De heer Tjeerd de Groot (D66):
Ja, over de proportionaliteitsvraag. Kijk, het gaat erom dat we als Kamer elke keer constateren dat er iets structureel mis is met de omgang met dieren. Ik noem de exportverzamelplaats en de slachthuizen. Dat heeft dus gevolgen voor het interventiebeleid. Het is goed dat de Minister daarnaar kijkt. De Minister zegt dat je ook moet kunnen waarschuwen en dat het proportioneel moet zijn. Als ik als burger verkeerd parkeer, zonder dat ik iemand in gevaar breng maar gewoon omdat ik het vergeet, dan betaal ik € 66. Ik vind dat natuurlijk buiten proportie! Maar de structurele omgang met dieren pleit ervoor om veel eerder het strafrecht in te zetten en meteen te beboeten. Dan weet iemand ook waar hij aan toe is. Het geeft dus ook duidelijkheid. Ik zie dus toch wel licht tussen wat de Minister zegt over het interventiebeleid aanscherpen, terwijl zij vanuit die proportionaliteit toch buitengewoon voorzichtig is. Klopt dat?
De voorzitter:
Eerst de Minister. Daarna is er nog een andere interruptie.
Minister Schouten:
Zoals ik al zei, zijn we aan het kijken hoe de interventieladder goed bekeken kan worden. Ik hoorde de uitspraak van de heer De Groot eigenlijk als algemeen: er moet gelijk overgegaan worden tot beboeting. Dan krijg je ook te maken met de vraag of de aard van wat daar dan gebeurt gelijk een boete rechtvaardigt. Dat is niet omdat ik daar heel bang voor ben of wat dan ook. Maar als je steeds gelijk boetes oplegt voor vergrijpen die op dat moment te herstellen zijn en waaraan je ook meteen wat kunt doen, kan het zijn dat de bedrijven op een gegeven moment zeggen: dit is een beetje too much, ik ga naar de rechter. De rechter kan dan zeggen: ja, had u inderdaad niet eerst even een waarschuwing kunnen geven? Daar zit dus een weging in van de aard van de overtreding en de vraag of dat gelijk een boete rechtvaardigt. Daar zijn we al naar aan het kijken in de aanpak van de interventieladder, maar ik vind het te ver gaan om generiek te zeggen dat er gelijk een boete moet worden opgelegd. Er zijn ook dingen die niet goed zijn, die mogelijk niet met opzet gebeuren maar die wel een waarschuwing rechtvaardigen. Als het dan niet wordt aangepakt, kun je zeggen: hier hadden we voor gewaarschuwd. De oproep is dus iets te generiek, maar we werken wel aan de verbetering van de interventieladder.
De voorzitter:
Er is nog een interruptie van mevrouw Van der Plas van BBB.

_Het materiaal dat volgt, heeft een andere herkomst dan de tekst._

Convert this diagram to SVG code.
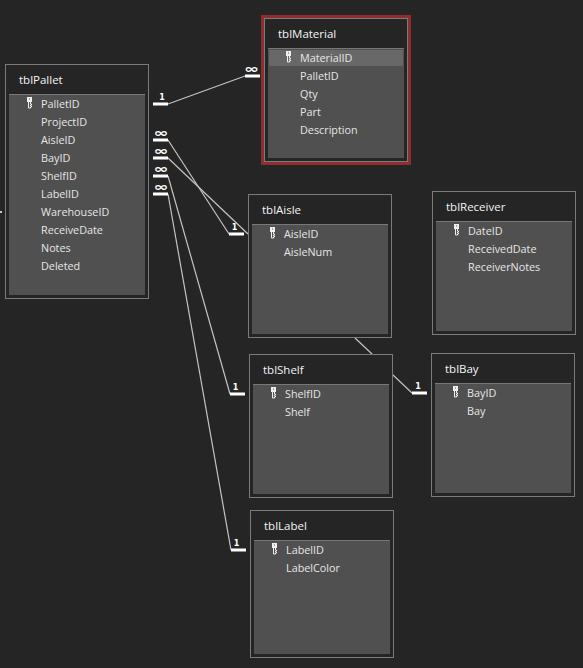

Mevrouw Van der Plas (BBB):
Ik vraag me iets af over die boetes. Het dier gaat uiteindelijk op transport. Onderweg kan er ook altijd nog wat gebeuren. Het dier komt dan aan bij het slachthuis en wordt alsnog afgekeurd. Het lijkt mij raar om dan een boete te geven, want wie krijgt dan de boete? Die vraag heb ik ook tijdens het werkbezoek gesteld. Ik vind dat vreemd; misschien kan de Minister er antwoord op geven. Als de keuringsarts op de verzamelplaats een dier goedkeurt, gaat het dier vervolgens op transport. Vervolgens gebeurt er wat onderweg of hoe dan ook en wordt het dier in de slachterij alsnog afgekeurd. Wie krijgt dan de boete? De keuringsarts heeft het dier goedgekeurd, maar de boete gaat naar de handelaar of de veehouder. Dat vind ik een heel krom systeem. Hoe kunnen we dat anders doen? Hoe wordt dat dan bepaald?
Minister Schouten:
Dan komen we precies op het vraagstuk waarvan de een zegt «u bent te streng» en de ander zegt «u moet strenger zijn». Dat gaat over het werk van de dierenartsen bij het goedkeuren van een transport. De sector heeft bij een aantal van u aangegeven dat wij nu te streng aan het keuren zijn bij de controles van dieren die op transport gaan en dat er geen protocol gevraagd mag worden. Ik wil de sector er via de Kamer toch op wijzen dat het hun eigen sectororganisaties zijn geweest die als invulling van de Europese richtlijn een Europees richtsnoer hebben opgesteld, met medewerking van de Europese sectororganisaties. Daarin wordt duidelijk aangegeven dat dieren met een vlekje, zoals dat wat eufemistisch wordt genoemd, dus dieren die transportwaardig zijn maar wel een al dan niet aangeboren afwijking hebben, best aangeboden kunnen worden, maar dat ze apart aangeboden moeten worden. Ze moeten dus gewoon apart gezet worden zodat het voor de dierenarts van de NVWA helder is: hier is iets mee aan de hand; kijk daar nog even goed naar, maar in principe zouden ze transportwaardig kunnen zijn. Daar zijn verschillende categorieën in: licht, middel en zwaar. Als je dat doet, kunnen die dieren gewoon op transport. Wij hebben de sector gevraagd om te handelen conform datgene wat in dat richtsnoer staat. Dat maakt de controles ook effectiever en efficiënter. Het voorkomt ook discussie in de zin van wat mevrouw Van der Plas nu zegt: had die dierenarts dat nu wel of niet moeten zien op dat moment? Het leven van een dierenarts is niet altijd eenvoudig als je daar staat en er veel dieren langs je heen moeten. Als het allemaal niet goed is neergezet, kan dat ingewikkeld worden. Het voorkomt dus ook dat je discussies achteraf krijgt over wie hier nu schuld aan heeft. Het is dus in het belang van iedereen dat men gewoon handelt volgens dat richtsnoer. Het kan gewoon; het is niet heel ingewikkeld. Als dat gebeurt, kun je ook goed kijken of het transportwaardig is, ja of nee.
De voorzitter:
Heeft u nog een vervolgvraag, mevrouw Van der Plas? Dat is het geval.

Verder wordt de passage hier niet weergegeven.